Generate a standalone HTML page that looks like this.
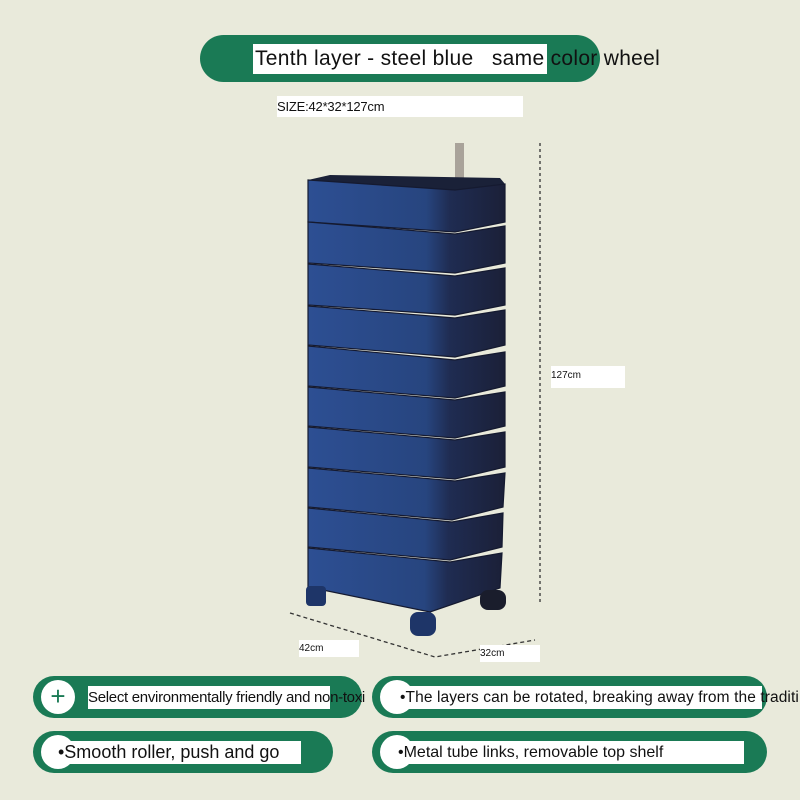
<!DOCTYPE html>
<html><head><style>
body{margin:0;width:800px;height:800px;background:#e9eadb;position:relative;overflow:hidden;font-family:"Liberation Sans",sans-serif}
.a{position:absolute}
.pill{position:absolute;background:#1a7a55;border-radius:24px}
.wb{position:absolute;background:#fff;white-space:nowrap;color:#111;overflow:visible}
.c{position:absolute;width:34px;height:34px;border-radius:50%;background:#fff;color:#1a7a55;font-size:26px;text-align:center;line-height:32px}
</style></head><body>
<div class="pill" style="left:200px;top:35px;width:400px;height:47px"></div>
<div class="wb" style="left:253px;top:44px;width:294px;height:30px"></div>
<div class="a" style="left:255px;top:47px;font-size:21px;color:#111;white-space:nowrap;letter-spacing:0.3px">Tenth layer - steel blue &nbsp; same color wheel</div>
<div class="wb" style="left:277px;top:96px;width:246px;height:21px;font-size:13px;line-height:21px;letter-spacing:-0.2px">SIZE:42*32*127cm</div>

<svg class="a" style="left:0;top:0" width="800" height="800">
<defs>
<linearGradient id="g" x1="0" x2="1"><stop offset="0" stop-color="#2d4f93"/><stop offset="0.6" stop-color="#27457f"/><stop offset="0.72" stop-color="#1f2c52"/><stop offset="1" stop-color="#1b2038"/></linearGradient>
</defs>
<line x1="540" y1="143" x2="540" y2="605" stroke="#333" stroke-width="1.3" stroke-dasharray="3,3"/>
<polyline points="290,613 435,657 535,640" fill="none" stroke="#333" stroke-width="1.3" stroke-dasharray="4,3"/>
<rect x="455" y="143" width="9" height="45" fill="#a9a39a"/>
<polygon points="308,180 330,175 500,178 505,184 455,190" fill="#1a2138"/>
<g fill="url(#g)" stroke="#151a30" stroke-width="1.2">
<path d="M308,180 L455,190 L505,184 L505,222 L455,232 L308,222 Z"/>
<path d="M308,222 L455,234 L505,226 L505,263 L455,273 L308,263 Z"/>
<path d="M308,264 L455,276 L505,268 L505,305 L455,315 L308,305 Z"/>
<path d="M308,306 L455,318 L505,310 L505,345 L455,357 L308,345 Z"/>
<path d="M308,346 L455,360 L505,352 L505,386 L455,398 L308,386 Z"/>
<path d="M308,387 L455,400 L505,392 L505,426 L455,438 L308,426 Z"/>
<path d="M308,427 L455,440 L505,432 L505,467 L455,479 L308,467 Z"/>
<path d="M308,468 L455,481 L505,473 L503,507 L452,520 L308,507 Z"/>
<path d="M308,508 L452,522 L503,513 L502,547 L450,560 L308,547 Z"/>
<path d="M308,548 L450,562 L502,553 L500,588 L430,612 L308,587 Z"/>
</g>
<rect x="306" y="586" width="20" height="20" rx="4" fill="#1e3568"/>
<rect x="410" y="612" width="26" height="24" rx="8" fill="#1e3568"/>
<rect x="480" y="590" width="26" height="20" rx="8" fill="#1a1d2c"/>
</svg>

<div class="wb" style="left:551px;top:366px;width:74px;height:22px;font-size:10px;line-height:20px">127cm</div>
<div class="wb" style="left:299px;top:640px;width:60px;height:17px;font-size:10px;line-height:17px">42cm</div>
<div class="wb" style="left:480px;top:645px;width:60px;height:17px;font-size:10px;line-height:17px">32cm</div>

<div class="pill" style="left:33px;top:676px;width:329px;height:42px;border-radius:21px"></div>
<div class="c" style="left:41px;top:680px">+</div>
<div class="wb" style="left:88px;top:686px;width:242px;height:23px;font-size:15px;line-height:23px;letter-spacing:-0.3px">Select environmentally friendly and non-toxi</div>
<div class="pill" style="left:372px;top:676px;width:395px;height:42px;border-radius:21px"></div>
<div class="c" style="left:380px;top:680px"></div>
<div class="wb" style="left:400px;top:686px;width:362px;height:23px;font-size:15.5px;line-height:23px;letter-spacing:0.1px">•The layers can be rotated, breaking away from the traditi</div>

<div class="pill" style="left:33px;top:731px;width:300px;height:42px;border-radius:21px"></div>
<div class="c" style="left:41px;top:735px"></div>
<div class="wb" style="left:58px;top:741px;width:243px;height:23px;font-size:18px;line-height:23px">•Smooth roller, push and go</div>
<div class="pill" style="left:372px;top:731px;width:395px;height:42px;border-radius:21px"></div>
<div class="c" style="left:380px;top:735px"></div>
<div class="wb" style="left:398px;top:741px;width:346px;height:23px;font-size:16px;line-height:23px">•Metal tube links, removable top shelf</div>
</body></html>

WHAT YOU HAVE TO DO - Reproduce each line exactly as it appears, omitting the pictures.

WORKED SOLUTION -
Generate a standalone HTML page that looks like this.
<!DOCTYPE html>
<html><head><style>
body{margin:0;width:800px;height:800px;background:#e9eadb;position:relative;overflow:hidden;font-family:"Liberation Sans",sans-serif}
.a{position:absolute}
.pill{position:absolute;background:#1a7a55;border-radius:24px}
.wb{position:absolute;background:#fff;white-space:nowrap;color:#111;overflow:visible}
.c{position:absolute;width:34px;height:34px;border-radius:50%;background:#fff;color:#1a7a55;font-size:26px;text-align:center;line-height:32px}
</style></head><body>
<div class="pill" style="left:200px;top:35px;width:400px;height:47px"></div>
<div class="wb" style="left:253px;top:44px;width:294px;height:30px"></div>
<div class="a" style="left:255px;top:47px;font-size:21px;color:#111;white-space:nowrap;letter-spacing:0.3px">Tenth layer - steel blue &nbsp; same color wheel</div>
<div class="wb" style="left:277px;top:96px;width:246px;height:21px;font-size:13px;line-height:21px;letter-spacing:-0.2px">SIZE:42*32*127cm</div>

<svg class="a" style="left:0;top:0" width="800" height="800">
<defs>
<linearGradient id="g" x1="0" x2="1"><stop offset="0" stop-color="#2d4f93"/><stop offset="0.6" stop-color="#27457f"/><stop offset="0.72" stop-color="#1f2c52"/><stop offset="1" stop-color="#1b2038"/></linearGradient>
</defs>
<line x1="540" y1="143" x2="540" y2="605" stroke="#333" stroke-width="1.3" stroke-dasharray="3,3"/>
<polyline points="290,613 435,657 535,640" fill="none" stroke="#333" stroke-width="1.3" stroke-dasharray="4,3"/>
<rect x="455" y="143" width="9" height="45" fill="#a9a39a"/>
<polygon points="308,180 330,175 500,178 505,184 455,190" fill="#1a2138"/>
<g fill="url(#g)" stroke="#151a30" stroke-width="1.2">
<path d="M308,180 L455,190 L505,184 L505,222 L455,232 L308,222 Z"/>
<path d="M308,222 L455,234 L505,226 L505,263 L455,273 L308,263 Z"/>
<path d="M308,264 L455,276 L505,268 L505,305 L455,315 L308,305 Z"/>
<path d="M308,306 L455,318 L505,310 L505,345 L455,357 L308,345 Z"/>
<path d="M308,346 L455,360 L505,352 L505,386 L455,398 L308,386 Z"/>
<path d="M308,387 L455,400 L505,392 L505,426 L455,438 L308,426 Z"/>
<path d="M308,427 L455,440 L505,432 L505,467 L455,479 L308,467 Z"/>
<path d="M308,468 L455,481 L505,473 L503,507 L452,520 L308,507 Z"/>
<path d="M308,508 L452,522 L503,513 L502,547 L450,560 L308,547 Z"/>
<path d="M308,548 L450,562 L502,553 L500,588 L430,612 L308,587 Z"/>
</g>
<rect x="306" y="586" width="20" height="20" rx="4" fill="#1e3568"/>
<rect x="410" y="612" width="26" height="24" rx="8" fill="#1e3568"/>
<rect x="480" y="590" width="26" height="20" rx="8" fill="#1a1d2c"/>
</svg>

<div class="wb" style="left:551px;top:366px;width:74px;height:22px;font-size:10px;line-height:20px">127cm</div>
<div class="wb" style="left:299px;top:640px;width:60px;height:17px;font-size:10px;line-height:17px">42cm</div>
<div class="wb" style="left:480px;top:645px;width:60px;height:17px;font-size:10px;line-height:17px">32cm</div>

<div class="pill" style="left:33px;top:676px;width:329px;height:42px;border-radius:21px"></div>
<div class="c" style="left:41px;top:680px">+</div>
<div class="wb" style="left:88px;top:686px;width:242px;height:23px;font-size:15px;line-height:23px;letter-spacing:-0.3px">Select environmentally friendly and non-toxi</div>
<div class="pill" style="left:372px;top:676px;width:395px;height:42px;border-radius:21px"></div>
<div class="c" style="left:380px;top:680px"></div>
<div class="wb" style="left:400px;top:686px;width:362px;height:23px;font-size:15.5px;line-height:23px;letter-spacing:0.1px">•The layers can be rotated, breaking away from the traditi</div>

<div class="pill" style="left:33px;top:731px;width:300px;height:42px;border-radius:21px"></div>
<div class="c" style="left:41px;top:735px"></div>
<div class="wb" style="left:58px;top:741px;width:243px;height:23px;font-size:18px;line-height:23px">•Smooth roller, push and go</div>
<div class="pill" style="left:372px;top:731px;width:395px;height:42px;border-radius:21px"></div>
<div class="c" style="left:380px;top:735px"></div>
<div class="wb" style="left:398px;top:741px;width:346px;height:23px;font-size:16px;line-height:23px">•Metal tube links, removable top shelf</div>
</body></html>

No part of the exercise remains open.